Additionally it is not clear the orientation of the dip switches. On the silkscreen they are upside down, because probably you defined to use a 90° dipswitch facing up. So the PIN 1 is on the left. But using a standard dip switch the orientation on the silkscreen is reverted. I mounted a standard dip switch with position 1 on the left and position 8 on the right, but now the address bits are reversed in the dip switch. The orientation of the dip switches should be more consistent in your projects. Also on other boards you put the silkscreen in reversed orientation, but on the videos/pictures they are soldered reversed. So it’s a mess to understand the relative pin vs address bit. Additionally. it should be nice to have dip switch meanings on the silkscreen (eventually the back).
Where can I find the gerber file for this board?
I wish some body would do a EMS board for the DEC Rb100 computer that used the memory expansion connector. It would be a little more complex, many because any I/O cards that did use the Memory Expansion connector switched RAM and BIOS ROM overlays On and Off. On a hardware interrupt the EMS boards overlay RAM Memory is switch off and the BIOS ROM is active. At the Return form Interrupt the EMS RAM bank is turned back on. The systems memory map is also different (, up to 896K of RAM possible).

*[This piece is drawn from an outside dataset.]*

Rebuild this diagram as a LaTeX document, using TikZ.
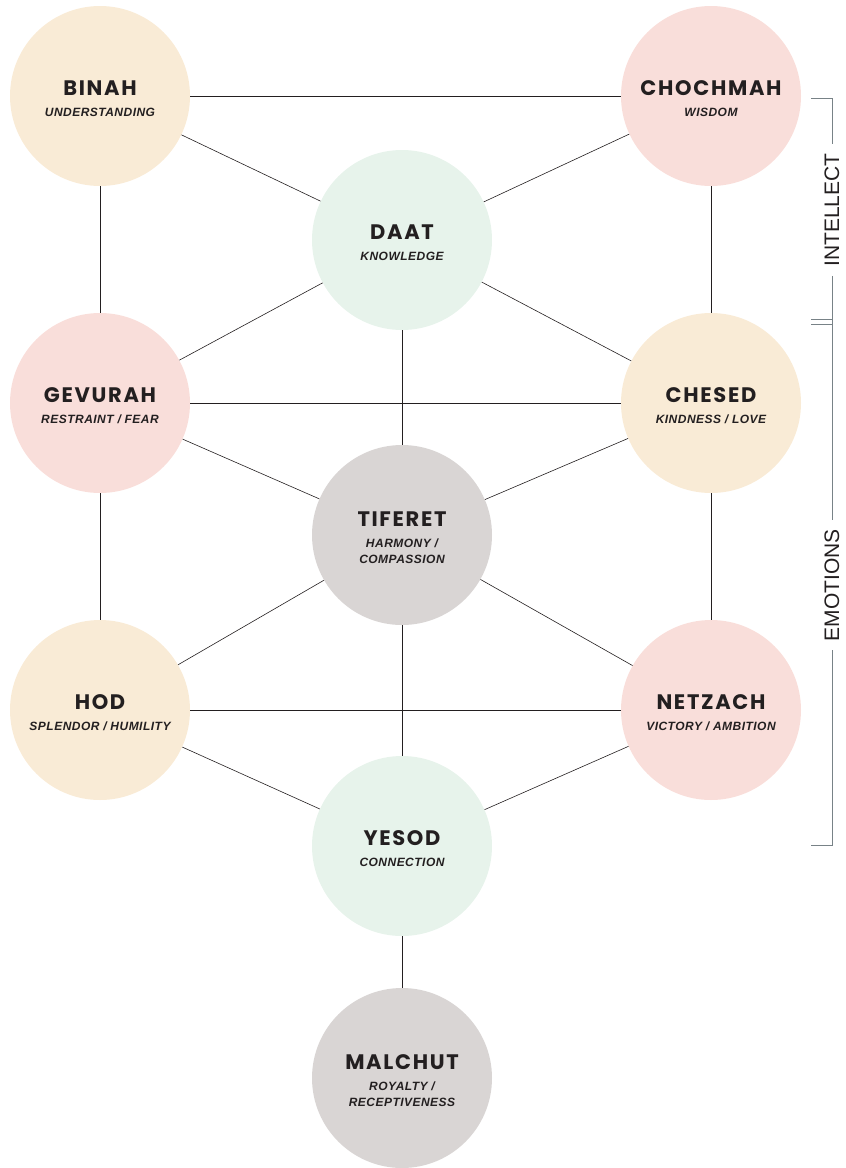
\documentclass[tikz,border=0pt]{standalone}
\usepackage{fontspec}
\setmainfont{Liberation Sans}
\newfontfamily\titlefont{Poppins}[LetterSpace=8]
\newfontfamily\subfont{Liberation Sans}[LetterSpace=4]
\usetikzlibrary{positioning}

\definecolor{cream}{RGB}{249,235,214}
\definecolor{rose}{RGB}{249,222,218}
\definecolor{mint}{RGB}{231,243,235}
\definecolor{stone}{RGB}{217,213,212}
\definecolor{ink}{RGB}{35,31,32}
\definecolor{rule}{RGB}{120,130,135}

\newcommand{\ttl}[1]{{\rule{0pt}{21pt}\titlefont\upshape\bfseries\fontsize{21}{24}\selectfont #1}}

\tikzset{
  sefira/.style={circle, minimum size=180pt, inner sep=0pt, text=ink,
    align=center, font=\subfont\bfseries\itshape\fontsize{12}{16}\selectfont},
  path/.style={draw=ink, line width=0.6pt},
  sidelabel/.style={rotate=90, text=ink, font=\fontsize{21}{24}\selectfont,
    inner sep=9pt}
}

\begin{document}
\begin{tikzpicture}[x=1pt, y=-1pt]
\useasboundingbox (0,0) rectangle (846,1168);

% intellect
\node[sefira, fill=cream] (binah) at (100,96) {\ttl{BINAH}\\[5pt]UNDERSTANDING};
\node[sefira, fill=rose] (chochmah) at (711,96) {\ttl{CHOCHMAH}\\[5pt]WISDOM};
\node[sefira, fill=mint] (daat) at (402,240) {\ttl{DAAT}\\[5pt]KNOWLEDGE};

% emotions
\node[sefira, fill=rose] (gevurah) at (100,403) {\ttl{GEVURAH}\\[5pt]RESTRAINT / FEAR};
\node[sefira, fill=cream] (chesed) at (711,403) {\ttl{CHESED}\\[5pt]KINDNESS / LOVE};
\node[sefira, fill=stone] (tiferet) at (402,535) {\ttl{TIFERET}\\[5pt]HARMONY /\\COMPASSION};
\node[sefira, fill=cream] (hod) at (100,710) {\ttl{HOD}\\[5pt]SPLENDOR / HUMILITY};
\node[sefira, fill=rose] (netzach) at (711,710) {\ttl{NETZACH}\\[5pt]VICTORY / AMBITION};
\node[sefira, fill=mint] (yesod) at (402,846) {\ttl{YESOD}\\[5pt]CONNECTION};

% bottom
\node[sefira, fill=stone] (malchut) at (402,1078) {\ttl{MALCHUT}\\[5pt]ROYALTY /\\RECEPTIVENESS};

% paths
\draw[path] (binah) -- (chochmah);
\draw[path] (binah) -- (daat);
\draw[path] (chochmah) -- (daat);
\draw[path] (binah) -- (gevurah);
\draw[path] (chochmah) -- (chesed);
\draw[path] (daat) -- (gevurah);
\draw[path] (daat) -- (chesed);
\draw[path] (daat) -- (tiferet);
\draw[path] (gevurah) -- (chesed);
\draw[path] (gevurah) -- (tiferet);
\draw[path] (chesed) -- (tiferet);
\draw[path] (gevurah) -- (hod);
\draw[path] (chesed) -- (netzach);
\draw[path] (tiferet) -- (hod);
\draw[path] (tiferet) -- (netzach);
\draw[path] (tiferet) -- (yesod);
\draw[path] (hod) -- (netzach);
\draw[path] (hod) -- (yesod);
\draw[path] (netzach) -- (yesod);
\draw[path] (yesod) -- (malchut);

% brackets
\node[sidelabel] (intellect) at (832,210) {INTELLECT};
\node[sidelabel] (emotions) at (832,585) {EMOTIONS};

\coordinate (itop) at (832,98);
\coordinate (ibot) at (832,330);
\coordinate (etop) at (832,324);
\coordinate (ebot) at (832,845);

\draw[draw=rule, line width=0.8pt] (811,98) -- (itop) -- (intellect.east);
\draw[draw=rule, line width=0.8pt] (intellect.west) -- (ibot);
\draw[draw=rule, line width=0.8pt] (811,319) -- (832,319);
\draw[draw=rule, line width=0.8pt] (811,324) -- (etop) -- (emotions.east);
\draw[draw=rule, line width=0.8pt] (emotions.west) -- (ebot) -- (811,845);
\end{tikzpicture}
\end{document}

Companies like Sealevel want to much to make a few boards and I had no luck with Lo-Tech.uk.
Hi. I made a board following your wonderful project, but I can’t get the driver. I got the lo-tech driver and patched it with the file you posted, but it keeps failing. Maybe the lo-tech driver has been updated in the meantime, could you please send me the driver for my do-it-yourself board? Thank you. email@example.com
You’ve somehow solved the above problem!
Fortunately, it compiled successfully on my DOS box.
But should I use 104 for C1 to C11?
I’d also like to know the values for RN1 through RN6. Is it okay to use 10kR?